As anyone who has launched a product or service can tell you, finding a good brand name for their precious new creation is not straightforward. (The only thing more fraught, perhaps, is logo design.) Sometimes it’s a process of expansive ideation followed by analytic synthesis; sometimes it seems to happen in a flash. Most often, however, it’s a combination of both. After swimming in a thick soup of possibilities, variants, and ridiculous-sounding words, the right option eventually surfaces.
One of my early tasks here at Rebus was to name our in-development digital reading platform—what we now know as Rebus Ink. At that time, our existing ‘brand’ was Rebus Community, itself an amalgam of software, resources, processes, and people. In the case of the reading platform, however, it was going to come into the world in the form of open source software, delivered using a SaaS model. A different naming taxonomy therefore seemed to make sense.
But which one? Should we be literal, evocative, practical, poetic? Should we draw on classical references, or would that be too Western-colonial? Pick a word from another language, or would it smack of cultural appropriation? Riff on “rebus” and come up with a linguistic puzzle, a play on words, a game for the mind? Invent a portmanteau ourselves, or be neo-algorithmic and use Wordoid?
an unfinished shortlist
Ultimately, we went through a lot of these different processes together, and produced many possibilities. The shortlist included Rebus Cora, Rebus Loupe, and Rebus Render, as well as Jot, Impara, and Auger. Each had a specific (and sometimes clever) derivation; each was meant to evoke curiosity and compel prospective users. But none of them grabbed both our heads and our hearts, and none seemed quite Rebus-y enough.
One day, planning some ongoing website development, Hugh and I were looking at the list of top-level Rebus domains that we owned. (Over time, we have purchased several, anticipating various eventualities.) Our two active websites were at rebus.community and rebus.foundation. What about following the same model for our digital reading platform? Our eyes landed on .ink, and after rolling “Rebus Ink” around in our ears and on our tongues, we laid it out as a wordmark. Hmm.
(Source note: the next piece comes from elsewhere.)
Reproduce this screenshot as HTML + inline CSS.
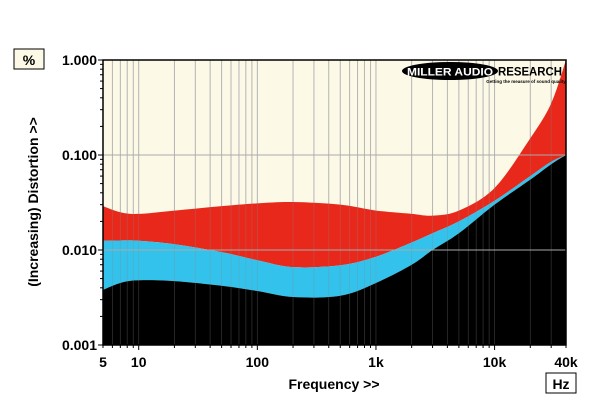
<!DOCTYPE html>
<html><head><meta charset="utf-8"><style>
body{margin:0;background:#fff;width:600px;height:414px;overflow:hidden;font-family:"Liberation Sans",Arial,sans-serif}
svg text{font-family:"Liberation Sans",Arial,sans-serif;font-weight:bold}
</style></head><body>
<svg id="chart" width="600" height="414" viewBox="0 0 600 414">
<rect x="103" y="60" width="463" height="285" fill="#fcf9e6"/>
<g id="grid"></g>
<g id="series"></g>
<g id="vgrid2"></g>
<rect x="103" y="60" width="463" height="285" fill="none" stroke="#000" stroke-width="1.5"/>
<g id="axes"></g>
<rect x="14" y="49" width="30" height="20" fill="#fcf9e6" stroke="#000"/>
<text x="29" y="65" text-anchor="middle" font-size="14">%</text>
<rect x="546" y="373" width="30" height="20" fill="#fff" stroke="#000"/>
<text x="561" y="389" text-anchor="middle" font-size="14">Hz</text>
<text x="334" y="389" text-anchor="middle" font-size="14">Frequency &gt;&gt;</text>
<text transform="translate(38,202) rotate(-90)" text-anchor="middle" font-size="14">(Increasing) Distortion &gt;&gt;</text>
<g>
<ellipse cx="450" cy="71" rx="48" ry="9" fill="#000"/>
<text x="450" y="75.5" text-anchor="middle" font-size="11" fill="#fff" textLength="86" lengthAdjust="spacingAndGlyphs">MILLER AUDIO</text>
<text x="530" y="75.5" text-anchor="middle" font-size="12" fill="#000" textLength="64" lengthAdjust="spacingAndGlyphs">RESEARCH</text>
<text x="526" y="83" text-anchor="middle" font-size="4.5" fill="#000">Getting the measure of sound quality</text>
</g>
</svg>
<script>
const freqs=[5,7,10,20,50,100,200,500,1000,2000,3000,5000,10000,20000,30000,40000];
const redTop=[0.029,0.025,0.024,0.026,0.029,0.031,0.032,0.030,0.026,0.024,0.023,0.026,0.045,0.15,0.35,1.0];
const blueTop=[0.0125,0.0126,0.0125,0.0115,0.0095,0.0078,0.0066,0.0069,0.0085,0.012,0.015,0.02,0.033,0.06,0.085,0.1];
const blackTop=[0.0038,0.0045,0.0048,0.0047,0.0042,0.0037,0.0032,0.0033,0.0045,0.007,0.01,0.015,0.03,0.055,0.08,0.1];
const yTicks=[1,0.1,0.01,0.001];
const yTickLabels=["1.000","0.100","0.010","0.001"];
const xLabelVals=[5,10,100,1000,10000,40000];
const xLabels=["5","10","100","1k","10k","40k"];
const NS="http://www.w3.org/2000/svg";
const X0=103,X1=566,Y0=60,Y1=345;
const lxmin=Math.log10(5),lxmax=Math.log10(40000);
function xs(f){return X0+(Math.log10(f)-lxmin)/(lxmax-lxmin)*(X1-X0);}
function ys(v){return Y1-(Math.log10(v)+3)/3*(Y1-Y0);}
function mk(t,a,p){const e=document.createElementNS(NS,t);for(const k in a)e.setAttribute(k,a[k]);p.appendChild(e);return e;}
const grid=document.getElementById('grid'),ser=document.getElementById('series'),ax=document.getElementById('axes'),g2=document.getElementById('vgrid2');
function m1(f){return Math.abs(Math.log10(f)-Math.round(Math.log10(f)))<1e-9;}
const minor=[];
for(let d=1;d<=10000;d*=10)for(let m=1;m<10;m++){const f=m*d;if(f>=5&&f<=40000)minor.push(f);}
minor.forEach(f=>{const x=xs(f);
 const l=mk('line',{x1:x,x2:x,y1:Y0,y2:Y1,stroke:'#c8c8c8','stroke-width':1},grid);
 
 const l2=mk('line',{x1:x,x2:x,y1:Y0,y2:Y1,stroke:'#888','stroke-width':0.8,opacity:0.35},g2);
 
 const t=mk('line',{x1:x,x2:x,y1:Y1,y2:Y1+(m1(f)?5:3),stroke:'#000'},ax);
 
});
yTicks.forEach(v=>{if(v<1&&v>0.001){const l=mk('line',{x1:X0,x2:X1,y1:ys(v),y2:ys(v),stroke:'#aaa','stroke-width':1},g2);
 }});
function smooth(pts){
 let d='';
 for(let i=0;i<pts.length-1;i++){
  const p0=pts[Math.max(i-1,0)],p1=pts[i],p2=pts[i+1],p3=pts[Math.min(i+2,pts.length-1)];
  const c1=[p1[0]+(p2[0]-p0[0])/6,p1[1]+(p2[1]-p0[1])/6];
  const c2=[p2[0]-(p3[0]-p1[0])/6,p2[1]-(p3[1]-p1[1])/6];
  d+=' C'+c1[0]+','+c1[1]+' '+c2[0]+','+c2[1]+' '+p2[0]+','+p2[1];
 }
 return d;
}
function area(top,bottom,color,name){
 const tp=freqs.map((f,i)=>[xs(f),ys(top[i])]);
 let d='M'+tp[0][0]+','+tp[0][1]+smooth(tp);
 if(bottom){const bp=freqs.map((f,i)=>[xs(f),ys(bottom[i])]).reverse();
  d+=' L'+bp[0][0]+','+bp[0][1]+smooth(bp);}
 else d+=' L'+X1+','+Y1+' L'+X0+','+Y1;
 const p=mk('path',{d:d+'Z',fill:color},ser);
 
}
area(redTop,blueTop,'#e8281a','red-band');
area(blueTop,blackTop,'#33c2ec','blue-band');
area(blackTop,null,'#000','black-band');
yTicks.forEach((v,i)=>{const y=ys(v);
 const t=mk('text',{x:X0-6,y:y+5,'text-anchor':'end','font-size':14},ax);t.textContent=yTickLabels[i];
 
 const tk=mk('line',{x1:X0-5,x2:X0,y1:y,y2:y,stroke:'#000'},ax);
 
 if(i<3)for(let m=2;m<10;m++){const yy=ys(v/10*m);const mt=mk('line',{x1:X0-3,x2:X0,y1:yy,y2:yy,stroke:'#000'},ax);
  }
});
xLabelVals.forEach((f,i)=>{const t=mk('text',{x:xs(f),y:367,'text-anchor':'middle','font-size':14},ax);t.textContent=xLabels[i];
 });
</script>
</body></html>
a reading platform for writers
From the beginning, we have imagined our open reading platform as a way to making scholarly reading richer, more enjoyable, and more productive. Rare is the occasion in which a student, researcher, or professor reads an academic text without having in mind an eventual piece of writing. Reading is a creative process—both in the ways we synthesize new ideas and in the ways that it prompts us to write a new text.
In landing on Ink as a product name, we realized we had always had this understanding of reading in the back, middle, and front of our minds. Ink—the liquid stuff—is what links reading and writing. It flows, it makes a mark, it gives shape to meaning. (It can also leave meaning open to interpretation, as Dr. Rorschach and others explored.) Rebus Ink—the coded stuff—does the same, linking the process of reading with the process of creating new written works. It closes a loop, and opens up possibilities. (And, as our open API gets attention from the development community, those possibilities will expand.)
ink that won’t fade
Sure, the liquid kind of ink may eventually become anachronistic (or maybe not). And as e-ink becomes a day-to-day reality, our collective understanding of the word may change. Nonetheless, reading and writing aren’t going anywhere, and the tools of scholarship keep marching towards both digital and openness. As that continues, we’re excited for Rebus Ink to support scholars everywhere. We’ll keep developing the tools for collecting and reading and annotating and citing, and you keep making your own indelible and meaningful marks.